The drop in Chinese demand last year “freed up casks that could go elsewhere. And the US became sort of a target of last resort,” Smith said. “And so we saw more Russian crude coming to the US West Coast… It was opportunistic buying.”
Those imports were already declining when President Biden announced a ban on Russian imports, Smith said.
West Coast refiners could process more ANS if Alaska produces it, he said, but it wouldn’t replace Russian crude “because there’s nothing really to replace.”
So this argument that we should produce more North Slope crude to offset Russian barrels? Smith said he’s sorry for ruining a story arc, but it doesn’t ring true.
“I just debunked it,” he said.
It takes years to develop projects on the North Slope.
Senator Dan Sullivan is among those saying this is a long game. We are in “a new era of authoritarian aggression,” he said.

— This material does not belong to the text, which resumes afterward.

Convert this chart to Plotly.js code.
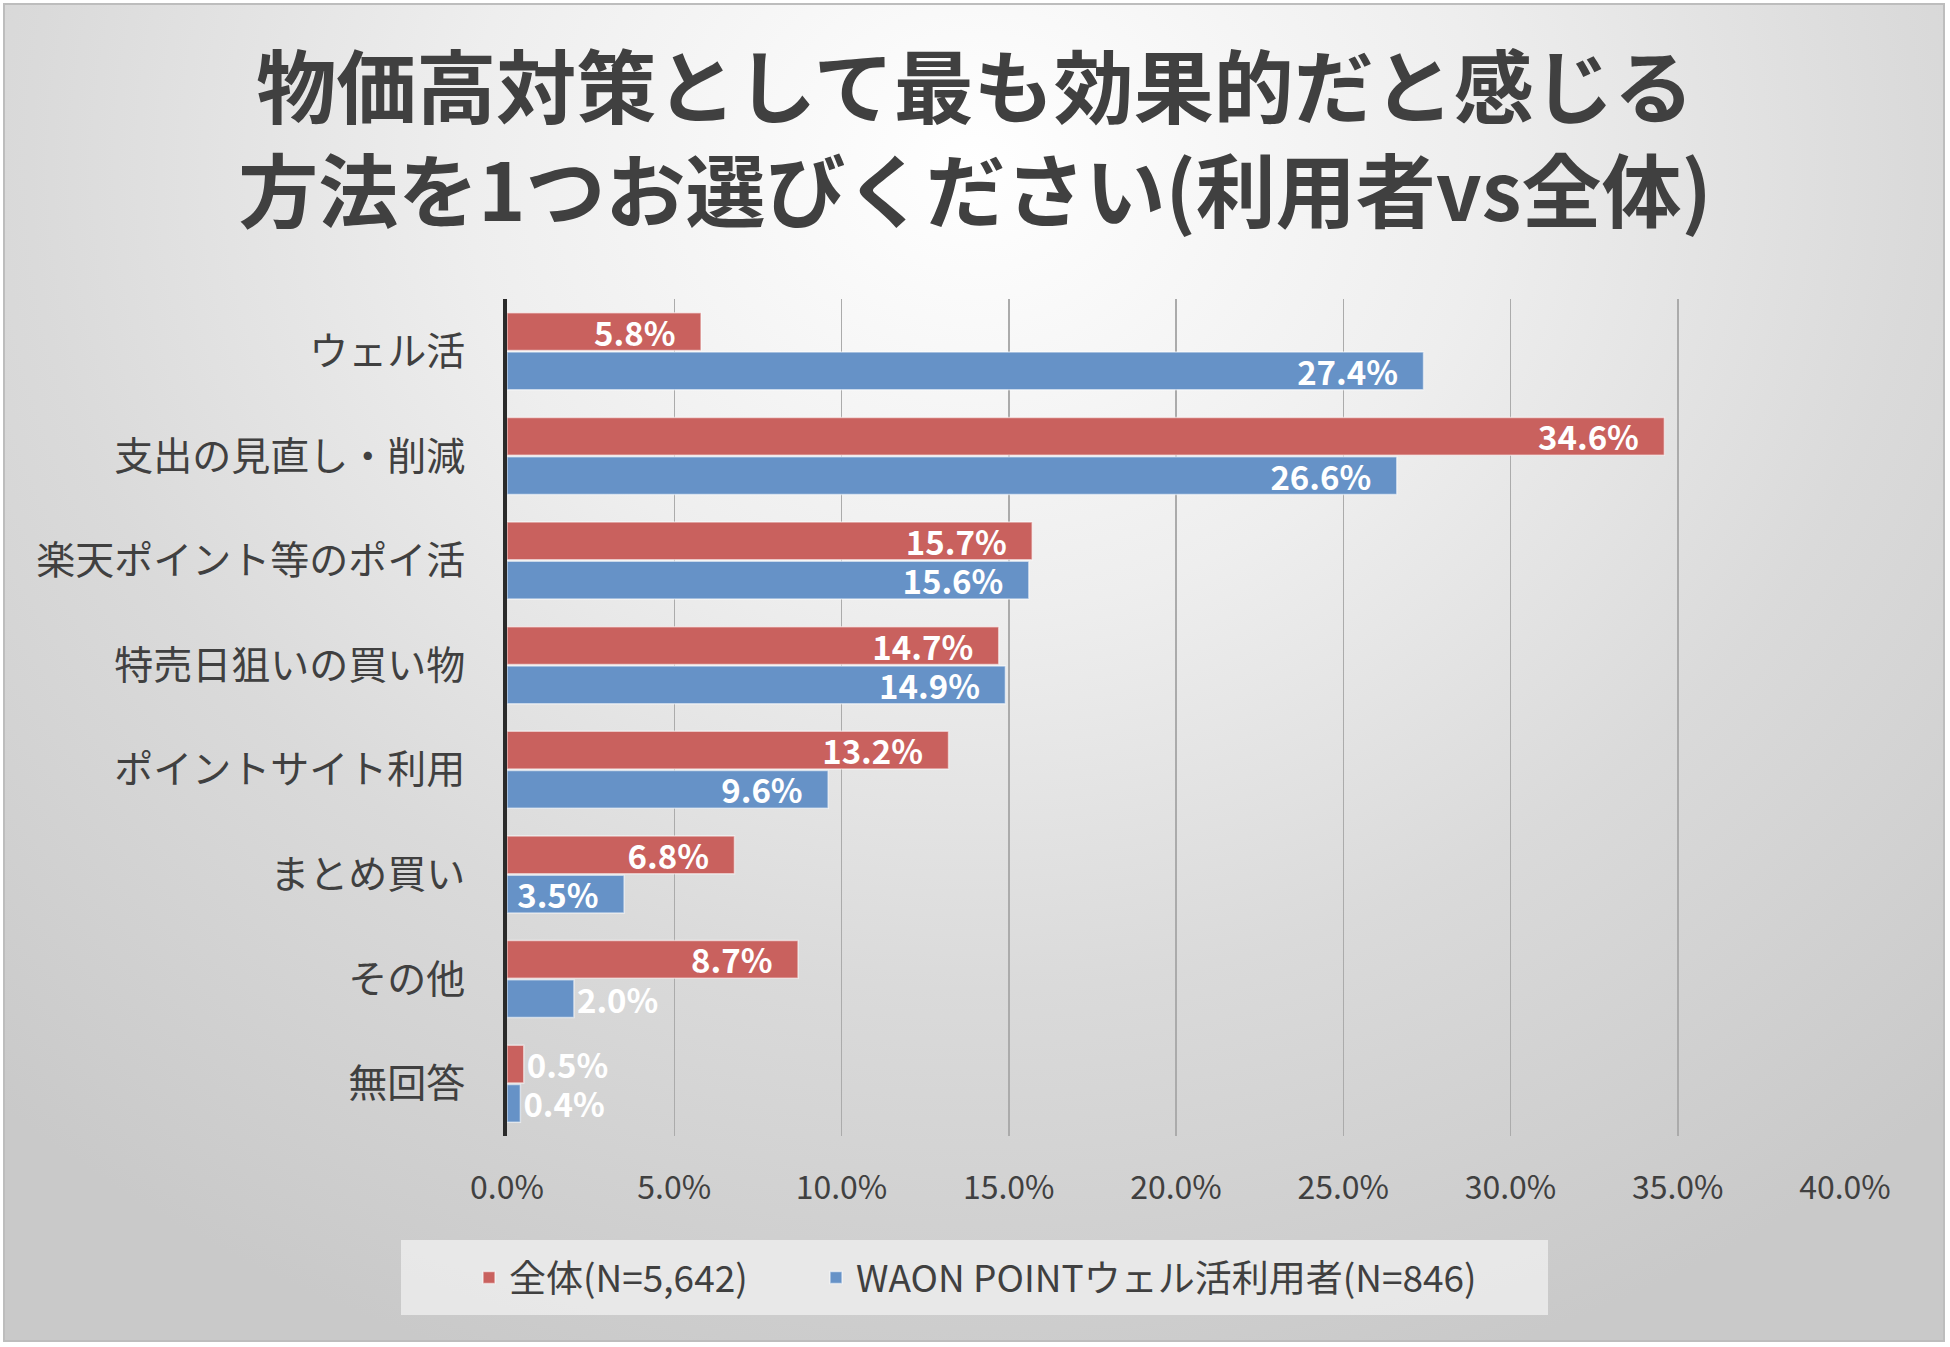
<!DOCTYPE html>
<html>
<head>
<meta charset="utf-8">
<script src="https://cdn.plot.ly/plotly-3.0.1.min.js"></script>
<style>
  html, body { margin: 0; padding: 0; background: #ffffff; }
  #wrap { position: relative; width: 1950px; height: 1347px; overflow: hidden; }
  #bg { position: absolute; left: 3px; top: 3px; width: 1938px; height: 1335px;
        border: 2px solid #bdbdbd;
        background: radial-gradient(ellipse 75% 95% at 50% 12%, #ffffff 0%, #eeeeee 35%, #dadada 65%, #c9c9c9 100%); }
  #chart { position: absolute; left: 0; top: 0; width: 1950px; height: 1347px; }
</style>
</head>
<body>
<div id="wrap">
  <div id="bg"></div>
  <div id="chart"></div>
</div>
<script>
const categories = ["ウェル活", "支出の見直し・削減", "楽天ポイント等のポイ活", "特売日狙いの買い物", "ポイントサイト利用", "まとめ買い", "その他", "無回答"];
const seriesNames = ["全体(N=5,642)", "WAON POINTウェル活利用者(N=846)"];
const totalValues = [5.8, 34.6, 15.7, 14.7, 13.2, 6.8, 8.7, 0.5];
const userValues = [27.4, 26.6, 15.6, 14.9, 9.6, 3.5, 2.0, 0.4];
const xTickValues = [0, 5, 10, 15, 20, 25, 30, 35, 40];
const xTickLabels = ["0.0%", "5.0%", "10.0%", "15.0%", "20.0%", "25.0%", "30.0%", "35.0%", "40.0%"];
const titleText = "物価高対策として最も効果的だと感じる<br>方法を1つお選びください(利用者vs全体)";

const FONT = "'Noto Sans CJK JP', 'Noto Sans', sans-serif";
const posFor = v => (v >= 3 ? "inside" : "outside");
const PAD = "\u00a0\u00a0\u00a0";

function barTrace(name, values, color, legendId) {
  return {
    type: "bar",
    orientation: "h",
    name: name,
    legend: legendId,
    y: categories,
    x: values,
    marker: { color: color, line: { color: "rgba(255,255,255,0.55)", width: 1.5 } },
    texttemplate: "%{x:.1f}%" + PAD,
    textposition: values.map(posFor),
    insidetextanchor: "end",
    constraintext: "none",
    cliponaxis: false,
    textfont: { family: FONT, size: 33, color: "#ffffff", weight: "bold" },
    insidetextfont: { family: FONT, size: 33, color: "#ffffff", weight: "bold" },
    outsidetextfont: { family: FONT, size: 33, color: "#ffffff", weight: "bold" },
    hoverinfo: "skip"
  };
}

const data = [
  barTrace(seriesNames[0], totalValues, "#c9615e", "legend"),
  barTrace(seriesNames[1], userValues, "#6692c7", "legend2")
];

const legendBase = {
  orientation: "h",
  xref: "container", xanchor: "left",
  y: 1 - 1278 / 1347, yref: "container", yanchor: "middle",
  bgcolor: "rgba(0,0,0,0)",
  font: { family: FONT, size: 37, color: "#404040" },
  itemwidth: 30
};

const layout = {
  width: 1950,
  height: 1347,
  paper_bgcolor: "rgba(0,0,0,0)",
  plot_bgcolor: "rgba(0,0,0,0)",
  margin: { l: 507, r: 105, t: 299, b: 211, pad: 0 },
  font: { family: FONT, color: "#404040" },
  title: {
    text: titleText,
    font: { family: FONT, size: 80, color: "#404040", weight: "bold" },
    x: 0.5, xref: "container", xanchor: "center",
    y: 1 - 117 / 1347, yref: "container", yanchor: "middle"
  },
  barmode: "group",
  bargap: 0.25,
  bargroupgap: 0.04,
  xaxis: {
    range: [0, 40],
    tickvals: xTickValues,
    ticktext: xTickLabels,
    showgrid: true,
    gridcolor: "#ababab",
    gridwidth: 1.5,
    zeroline: false,
    showline: false,
    ticks: "outside",
    ticklen: 24,
    tickcolor: "rgba(0,0,0,0)",
    tickfont: { family: FONT, size: 32, color: "#404040" },
    fixedrange: true
  },
  yaxis: {
    autorange: "reversed",
    showgrid: false,
    zeroline: false,
    showline: true,
    linecolor: "#2a2a2a",
    linewidth: 4,
    ticks: "outside",
    ticklen: 30,
    tickcolor: "rgba(0,0,0,0)",
    tickfont: { family: FONT, size: 39, color: "#404040" },
    fixedrange: true
  },
  showlegend: true,
  legend: Object.assign({}, legendBase, { x: 469 / 1950 }),
  legend2: Object.assign({}, legendBase, { x: 816 / 1950 }),
  shapes: [{
    type: "rect", layer: "below",
    xref: "paper", yref: "paper",
    x0: (401 - 507) / 1338, x1: (1548 - 507) / 1338,
    y0: (1136 - 1315) / 837, y1: (1136 - 1240) / 837,
    fillcolor: "rgba(236,236,236,0.85)",
    line: { width: 0 }
  }]
};

Plotly.newPlot("chart", data, layout, { displayModeBar: false, staticPlot: true });
</script>
</body>
</html>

We’ll be trying to keep aggressive foreign dictators at bay for years to come, and we shouldn’t empower them by buying their oil, the argument goes, so we’re going to need more Alaskan oil in the long run.
But in the long term, the US and the rest of the world should cut back on hydrocarbons to keep climate change in check. The idea of producing more oil to offset other oil will face strong political opposition from climate activists and environmentalists, and they are particularly interested in preventing development in Alaska’s Arctic.